Output every line exactly as written. Leave out pictures.

━━━━━ Available data ━━━━━

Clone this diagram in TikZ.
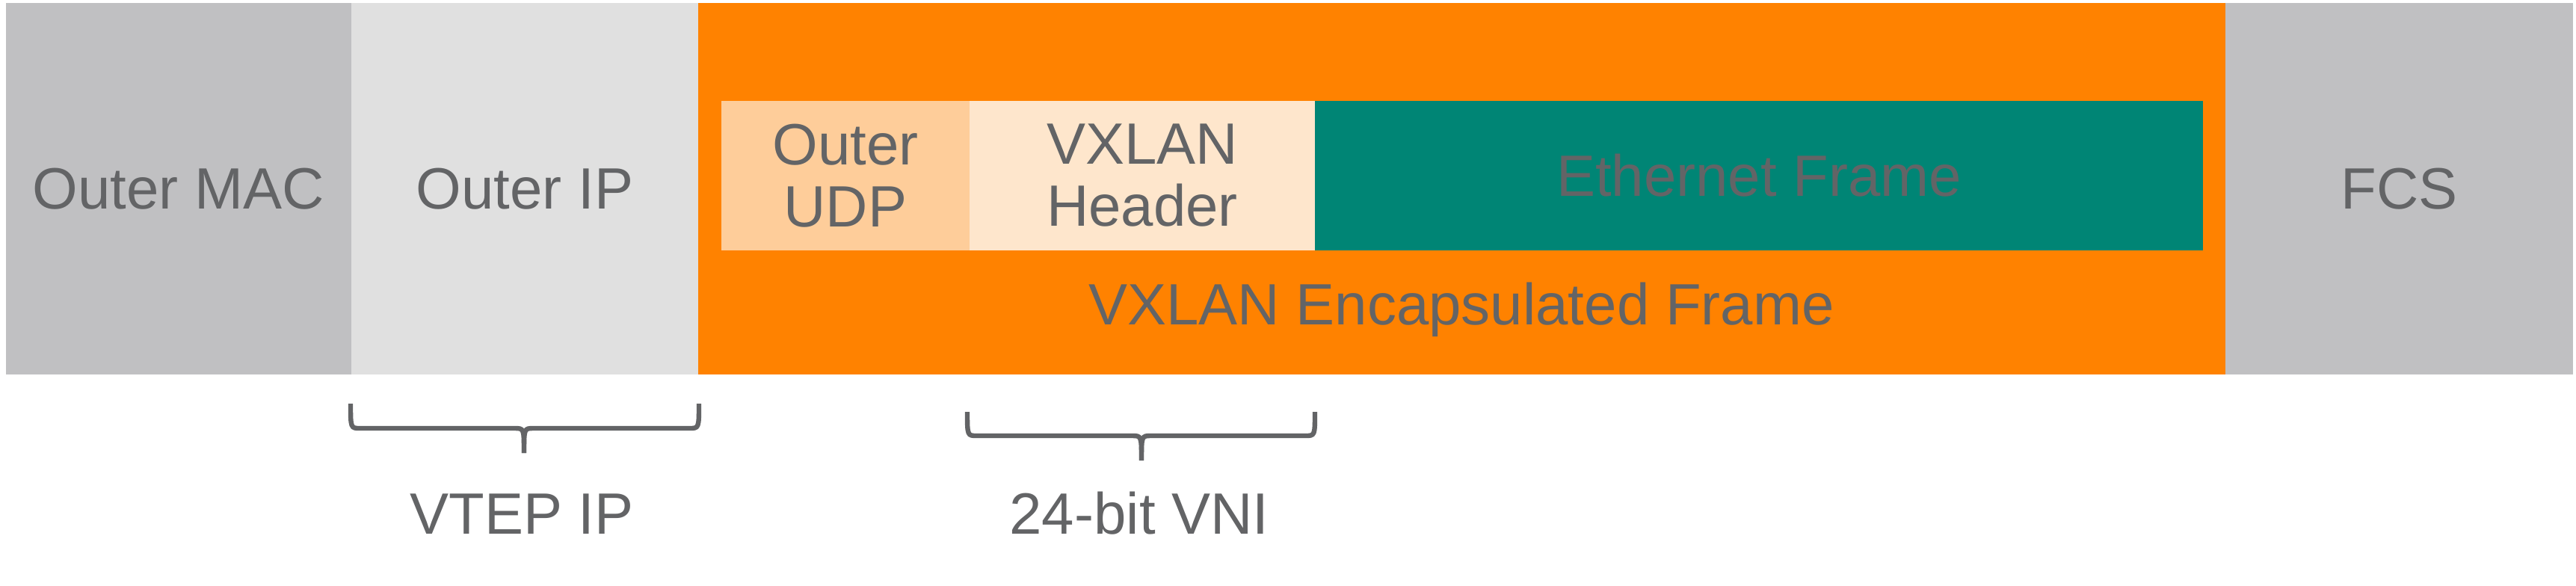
\documentclass[tikz,border=0pt]{standalone}
\usepackage{fontspec}
\setmainfont{Liberation Sans}
\definecolor{macgray}{HTML}{C0C0C2}
\definecolor{ipgray}{HTML}{E0E0E0}
\definecolor{vxorange}{HTML}{FF8200}
\definecolor{udporange}{HTML}{FECD9A}
\definecolor{hdrorange}{HTML}{FEE6CC}
\definecolor{ethteal}{HTML}{008575}
\definecolor{txtgray}{HTML}{636466}
\begin{document}
\begin{tikzpicture}[x=0.25pt,y=-0.25pt]
\tikzset{
  fieldbox/.style={draw=none, inner sep=0pt, outer sep=0pt, anchor=north west,
    text=txtgray, font=\fontsize{19.5}{20.75}\selectfont, align=center},
  labeltext/.style={inner sep=0pt, text=txtgray, font=\fontsize{19.5}{20.75}\selectfont, align=center},
  bracebar/.style={draw=txtgray, line width=1.6pt}
}
\useasboundingbox (0,0) rectangle (3446,783);
% outer fields
\node[fieldbox, fill=macgray, minimum width=115.6pt, minimum height=124.25pt] (mac) at (7.7,4) {Outer MAC};
\node[fieldbox, fill=ipgray, minimum width=116pt, minimum height=124.25pt] (ip) at (470,4) {Outer IP};
\node[fieldbox, fill=vxorange, minimum width=510.75pt, minimum height=124.25pt] (vx) at (934,4) {};
\node[fieldbox, fill=macgray, minimum width=116.25pt, minimum height=124.25pt] (fcs) at (2977,4) {FCS};
% inner fields
\node[fieldbox, fill=udporange, minimum width=83pt, minimum height=50pt] (udp) at (965,135) {Outer\\UDP};
\node[fieldbox, fill=hdrorange, minimum width=115.5pt, minimum height=50pt] (hdr) at (1297,135) {VXLAN\\Header};
\node[fieldbox, fill=ethteal, minimum width=297pt, minimum height=50pt] (eth) at (1759,135) {Ethernet Frame};
\node[labeltext] (vxlabel) at (1955,414) {VXLAN Encapsulated Frame};
% braces
\coordinate (b1l) at (469,540);
\coordinate (b1r) at (935,540);
\coordinate (b1t) at (701,606);
\draw[bracebar] (b1l) .. controls (469,573) .. (482,573) -- (688,573) .. controls (701,573) .. (b1t);
\draw[bracebar] (b1r) .. controls (935,573) .. (922,573) -- (714,573) .. controls (701,573) .. (b1t);
\node[labeltext] (vtep) at (698,688) {VTEP IP};
\coordinate (b2l) at (1294,551);
\coordinate (b2r) at (1759,551);
\coordinate (b2t) at (1527,616);
\draw[bracebar] (b2l) .. controls (1294,583) .. (1307,583) -- (1514,583) .. controls (1527,583) .. (b2t);
\draw[bracebar] (b2r) .. controls (1759,583) .. (1746,583) -- (1540,583) .. controls (1527,583) .. (b2t);
\node[labeltext] (vni) at (1524,687) {24-bit VNI};
\end{tikzpicture}
\end{document}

━━━━━

**Response:**
Clone this diagram in TikZ.
\documentclass[tikz,border=0pt]{standalone}
\usepackage{fontspec}
\setmainfont{Liberation Sans}
\definecolor{macgray}{HTML}{C0C0C2}
\definecolor{ipgray}{HTML}{E0E0E0}
\definecolor{vxorange}{HTML}{FF8200}
\definecolor{udporange}{HTML}{FECD9A}
\definecolor{hdrorange}{HTML}{FEE6CC}
\definecolor{ethteal}{HTML}{008575}
\definecolor{txtgray}{HTML}{636466}
\begin{document}
\begin{tikzpicture}[x=0.25pt,y=-0.25pt]
\tikzset{
  fieldbox/.style={draw=none, inner sep=0pt, outer sep=0pt, anchor=north west,
    text=txtgray, font=\fontsize{19.5}{20.75}\selectfont, align=center},
  labeltext/.style={inner sep=0pt, text=txtgray, font=\fontsize{19.5}{20.75}\selectfont, align=center},
  bracebar/.style={draw=txtgray, line width=1.6pt}
}
\useasboundingbox (0,0) rectangle (3446,783);
% outer fields
\node[fieldbox, fill=macgray, minimum width=115.6pt, minimum height=124.25pt] (mac) at (7.7,4) {Outer MAC};
\node[fieldbox, fill=ipgray, minimum width=116pt, minimum height=124.25pt] (ip) at (470,4) {Outer IP};
\node[fieldbox, fill=vxorange, minimum width=510.75pt, minimum height=124.25pt] (vx) at (934,4) {};
\node[fieldbox, fill=macgray, minimum width=116.25pt, minimum height=124.25pt] (fcs) at (2977,4) {FCS};
% inner fields
\node[fieldbox, fill=udporange, minimum width=83pt, minimum height=50pt] (udp) at (965,135) {Outer\\UDP};
\node[fieldbox, fill=hdrorange, minimum width=115.5pt, minimum height=50pt] (hdr) at (1297,135) {VXLAN\\Header};
\node[fieldbox, fill=ethteal, minimum width=297pt, minimum height=50pt] (eth) at (1759,135) {Ethernet Frame};
\node[labeltext] (vxlabel) at (1955,414) {VXLAN Encapsulated Frame};
% braces
\coordinate (b1l) at (469,540);
\coordinate (b1r) at (935,540);
\coordinate (b1t) at (701,606);
\draw[bracebar] (b1l) .. controls (469,573) .. (482,573) -- (688,573) .. controls (701,573) .. (b1t);
\draw[bracebar] (b1r) .. controls (935,573) .. (922,573) -- (714,573) .. controls (701,573) .. (b1t);
\node[labeltext] (vtep) at (698,688) {VTEP IP};
\coordinate (b2l) at (1294,551);
\coordinate (b2r) at (1759,551);
\coordinate (b2t) at (1527,616);
\draw[bracebar] (b2l) .. controls (1294,583) .. (1307,583) -- (1514,583) .. controls (1527,583) .. (b2t);
\draw[bracebar] (b2r) .. controls (1759,583) .. (1746,583) -- (1540,583) .. controls (1527,583) .. (b2t);
\node[labeltext] (vni) at (1524,687) {24-bit VNI};
\end{tikzpicture}
\end{document}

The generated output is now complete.